» **Task requirements**
Go through the listing and write out all of it exactly.

☆ ☆ ☆

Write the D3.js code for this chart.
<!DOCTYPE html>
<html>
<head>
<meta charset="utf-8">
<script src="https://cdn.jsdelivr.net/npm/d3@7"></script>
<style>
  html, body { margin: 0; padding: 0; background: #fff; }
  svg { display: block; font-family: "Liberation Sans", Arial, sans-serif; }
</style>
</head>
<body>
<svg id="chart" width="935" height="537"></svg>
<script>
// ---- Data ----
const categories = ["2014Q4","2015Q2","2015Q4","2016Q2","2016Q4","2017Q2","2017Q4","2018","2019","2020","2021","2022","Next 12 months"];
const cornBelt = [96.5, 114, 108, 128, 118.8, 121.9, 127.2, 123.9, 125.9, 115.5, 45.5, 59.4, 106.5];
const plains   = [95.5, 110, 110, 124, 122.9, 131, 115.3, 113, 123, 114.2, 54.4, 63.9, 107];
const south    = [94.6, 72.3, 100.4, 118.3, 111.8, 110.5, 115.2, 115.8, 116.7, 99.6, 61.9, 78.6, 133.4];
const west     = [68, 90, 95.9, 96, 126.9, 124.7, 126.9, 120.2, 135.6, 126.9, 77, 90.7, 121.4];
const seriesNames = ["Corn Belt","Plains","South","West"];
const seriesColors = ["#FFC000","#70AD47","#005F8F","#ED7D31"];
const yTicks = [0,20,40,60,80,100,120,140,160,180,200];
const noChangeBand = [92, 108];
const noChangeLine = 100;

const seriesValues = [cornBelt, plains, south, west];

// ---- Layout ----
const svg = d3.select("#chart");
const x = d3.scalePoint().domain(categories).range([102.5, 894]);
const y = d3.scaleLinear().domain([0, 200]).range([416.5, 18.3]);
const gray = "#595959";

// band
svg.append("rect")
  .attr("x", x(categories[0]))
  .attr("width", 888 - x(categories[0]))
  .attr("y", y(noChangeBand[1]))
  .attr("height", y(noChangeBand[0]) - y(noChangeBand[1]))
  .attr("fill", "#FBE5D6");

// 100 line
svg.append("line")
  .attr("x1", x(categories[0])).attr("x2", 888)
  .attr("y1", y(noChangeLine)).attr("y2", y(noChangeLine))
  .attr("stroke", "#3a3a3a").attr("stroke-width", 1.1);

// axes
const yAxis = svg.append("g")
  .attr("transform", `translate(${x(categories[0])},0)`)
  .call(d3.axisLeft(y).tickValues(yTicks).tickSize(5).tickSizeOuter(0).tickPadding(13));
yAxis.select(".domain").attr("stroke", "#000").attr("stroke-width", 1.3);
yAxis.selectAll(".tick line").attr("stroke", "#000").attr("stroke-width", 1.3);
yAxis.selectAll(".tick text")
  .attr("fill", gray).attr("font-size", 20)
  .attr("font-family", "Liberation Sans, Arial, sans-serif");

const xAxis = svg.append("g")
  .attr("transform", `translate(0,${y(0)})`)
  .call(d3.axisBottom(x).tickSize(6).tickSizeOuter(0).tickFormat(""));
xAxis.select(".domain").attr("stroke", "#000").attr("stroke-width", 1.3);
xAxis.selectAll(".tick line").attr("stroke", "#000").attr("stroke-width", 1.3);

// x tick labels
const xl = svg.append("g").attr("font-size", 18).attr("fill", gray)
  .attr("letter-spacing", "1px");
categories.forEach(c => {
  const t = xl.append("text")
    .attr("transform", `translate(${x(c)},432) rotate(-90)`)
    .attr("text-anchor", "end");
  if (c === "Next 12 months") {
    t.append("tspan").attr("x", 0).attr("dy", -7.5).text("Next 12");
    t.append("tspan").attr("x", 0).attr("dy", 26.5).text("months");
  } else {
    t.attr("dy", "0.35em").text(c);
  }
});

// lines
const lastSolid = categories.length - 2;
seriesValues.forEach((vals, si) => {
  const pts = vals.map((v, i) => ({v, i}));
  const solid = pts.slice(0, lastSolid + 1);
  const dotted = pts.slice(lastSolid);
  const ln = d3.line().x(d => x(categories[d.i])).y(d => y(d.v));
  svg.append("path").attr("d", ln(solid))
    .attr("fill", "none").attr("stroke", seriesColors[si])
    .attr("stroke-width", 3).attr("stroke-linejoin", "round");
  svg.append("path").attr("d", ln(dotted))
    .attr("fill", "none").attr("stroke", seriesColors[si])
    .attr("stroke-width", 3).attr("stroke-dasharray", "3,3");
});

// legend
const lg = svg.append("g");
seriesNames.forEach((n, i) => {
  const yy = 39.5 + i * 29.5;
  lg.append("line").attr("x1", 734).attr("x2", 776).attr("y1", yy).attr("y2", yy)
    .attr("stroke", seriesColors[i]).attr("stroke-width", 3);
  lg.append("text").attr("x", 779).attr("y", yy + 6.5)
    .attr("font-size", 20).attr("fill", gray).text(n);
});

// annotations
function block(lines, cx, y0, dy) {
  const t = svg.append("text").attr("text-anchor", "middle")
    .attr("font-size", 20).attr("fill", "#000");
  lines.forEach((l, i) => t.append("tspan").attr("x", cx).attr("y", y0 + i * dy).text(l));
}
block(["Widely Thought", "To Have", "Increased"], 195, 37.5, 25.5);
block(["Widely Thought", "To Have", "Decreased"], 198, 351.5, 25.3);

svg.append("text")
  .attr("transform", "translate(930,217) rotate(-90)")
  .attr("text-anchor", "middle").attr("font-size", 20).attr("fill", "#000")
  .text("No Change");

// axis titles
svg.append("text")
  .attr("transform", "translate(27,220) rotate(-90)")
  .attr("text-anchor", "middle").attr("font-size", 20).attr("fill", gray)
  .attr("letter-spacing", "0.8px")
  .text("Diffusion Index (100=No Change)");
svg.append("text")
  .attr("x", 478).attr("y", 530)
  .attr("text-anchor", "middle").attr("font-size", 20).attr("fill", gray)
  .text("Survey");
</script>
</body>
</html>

☆ ☆ ☆

» **Result**
Write the D3.js code for this chart.
<!DOCTYPE html>
<html>
<head>
<meta charset="utf-8">
<script src="https://cdn.jsdelivr.net/npm/d3@7"></script>
<style>
  html, body { margin: 0; padding: 0; background: #fff; }
  svg { display: block; font-family: "Liberation Sans", Arial, sans-serif; }
</style>
</head>
<body>
<svg id="chart" width="935" height="537"></svg>
<script>
// ---- Data ----
const categories = ["2014Q4","2015Q2","2015Q4","2016Q2","2016Q4","2017Q2","2017Q4","2018","2019","2020","2021","2022","Next 12 months"];
const cornBelt = [96.5, 114, 108, 128, 118.8, 121.9, 127.2, 123.9, 125.9, 115.5, 45.5, 59.4, 106.5];
const plains   = [95.5, 110, 110, 124, 122.9, 131, 115.3, 113, 123, 114.2, 54.4, 63.9, 107];
const south    = [94.6, 72.3, 100.4, 118.3, 111.8, 110.5, 115.2, 115.8, 116.7, 99.6, 61.9, 78.6, 133.4];
const west     = [68, 90, 95.9, 96, 126.9, 124.7, 126.9, 120.2, 135.6, 126.9, 77, 90.7, 121.4];
const seriesNames = ["Corn Belt","Plains","South","West"];
const seriesColors = ["#FFC000","#70AD47","#005F8F","#ED7D31"];
const yTicks = [0,20,40,60,80,100,120,140,160,180,200];
const noChangeBand = [92, 108];
const noChangeLine = 100;

const seriesValues = [cornBelt, plains, south, west];

// ---- Layout ----
const svg = d3.select("#chart");
const x = d3.scalePoint().domain(categories).range([102.5, 894]);
const y = d3.scaleLinear().domain([0, 200]).range([416.5, 18.3]);
const gray = "#595959";

// band
svg.append("rect")
  .attr("x", x(categories[0]))
  .attr("width", 888 - x(categories[0]))
  .attr("y", y(noChangeBand[1]))
  .attr("height", y(noChangeBand[0]) - y(noChangeBand[1]))
  .attr("fill", "#FBE5D6");

// 100 line
svg.append("line")
  .attr("x1", x(categories[0])).attr("x2", 888)
  .attr("y1", y(noChangeLine)).attr("y2", y(noChangeLine))
  .attr("stroke", "#3a3a3a").attr("stroke-width", 1.1);

// axes
const yAxis = svg.append("g")
  .attr("transform", `translate(${x(categories[0])},0)`)
  .call(d3.axisLeft(y).tickValues(yTicks).tickSize(5).tickSizeOuter(0).tickPadding(13));
yAxis.select(".domain").attr("stroke", "#000").attr("stroke-width", 1.3);
yAxis.selectAll(".tick line").attr("stroke", "#000").attr("stroke-width", 1.3);
yAxis.selectAll(".tick text")
  .attr("fill", gray).attr("font-size", 20)
  .attr("font-family", "Liberation Sans, Arial, sans-serif");

const xAxis = svg.append("g")
  .attr("transform", `translate(0,${y(0)})`)
  .call(d3.axisBottom(x).tickSize(6).tickSizeOuter(0).tickFormat(""));
xAxis.select(".domain").attr("stroke", "#000").attr("stroke-width", 1.3);
xAxis.selectAll(".tick line").attr("stroke", "#000").attr("stroke-width", 1.3);

// x tick labels
const xl = svg.append("g").attr("font-size", 18).attr("fill", gray)
  .attr("letter-spacing", "1px");
categories.forEach(c => {
  const t = xl.append("text")
    .attr("transform", `translate(${x(c)},432) rotate(-90)`)
    .attr("text-anchor", "end");
  if (c === "Next 12 months") {
    t.append("tspan").attr("x", 0).attr("dy", -7.5).text("Next 12");
    t.append("tspan").attr("x", 0).attr("dy", 26.5).text("months");
  } else {
    t.attr("dy", "0.35em").text(c);
  }
});

// lines
const lastSolid = categories.length - 2;
seriesValues.forEach((vals, si) => {
  const pts = vals.map((v, i) => ({v, i}));
  const solid = pts.slice(0, lastSolid + 1);
  const dotted = pts.slice(lastSolid);
  const ln = d3.line().x(d => x(categories[d.i])).y(d => y(d.v));
  svg.append("path").attr("d", ln(solid))
    .attr("fill", "none").attr("stroke", seriesColors[si])
    .attr("stroke-width", 3).attr("stroke-linejoin", "round");
  svg.append("path").attr("d", ln(dotted))
    .attr("fill", "none").attr("stroke", seriesColors[si])
    .attr("stroke-width", 3).attr("stroke-dasharray", "3,3");
});

// legend
const lg = svg.append("g");
seriesNames.forEach((n, i) => {
  const yy = 39.5 + i * 29.5;
  lg.append("line").attr("x1", 734).attr("x2", 776).attr("y1", yy).attr("y2", yy)
    .attr("stroke", seriesColors[i]).attr("stroke-width", 3);
  lg.append("text").attr("x", 779).attr("y", yy + 6.5)
    .attr("font-size", 20).attr("fill", gray).text(n);
});

// annotations
function block(lines, cx, y0, dy) {
  const t = svg.append("text").attr("text-anchor", "middle")
    .attr("font-size", 20).attr("fill", "#000");
  lines.forEach((l, i) => t.append("tspan").attr("x", cx).attr("y", y0 + i * dy).text(l));
}
block(["Widely Thought", "To Have", "Increased"], 195, 37.5, 25.5);
block(["Widely Thought", "To Have", "Decreased"], 198, 351.5, 25.3);

svg.append("text")
  .attr("transform", "translate(930,217) rotate(-90)")
  .attr("text-anchor", "middle").attr("font-size", 20).attr("fill", "#000")
  .text("No Change");

// axis titles
svg.append("text")
  .attr("transform", "translate(27,220) rotate(-90)")
  .attr("text-anchor", "middle").attr("font-size", 20).attr("fill", gray)
  .attr("letter-spacing", "0.8px")
  .text("Diffusion Index (100=No Change)");
svg.append("text")
  .attr("x", 478).attr("y", 530)
  .attr("text-anchor", "middle").attr("font-size", 20).attr("fill", gray)
  .text("Survey");
</script>
</body>
</html>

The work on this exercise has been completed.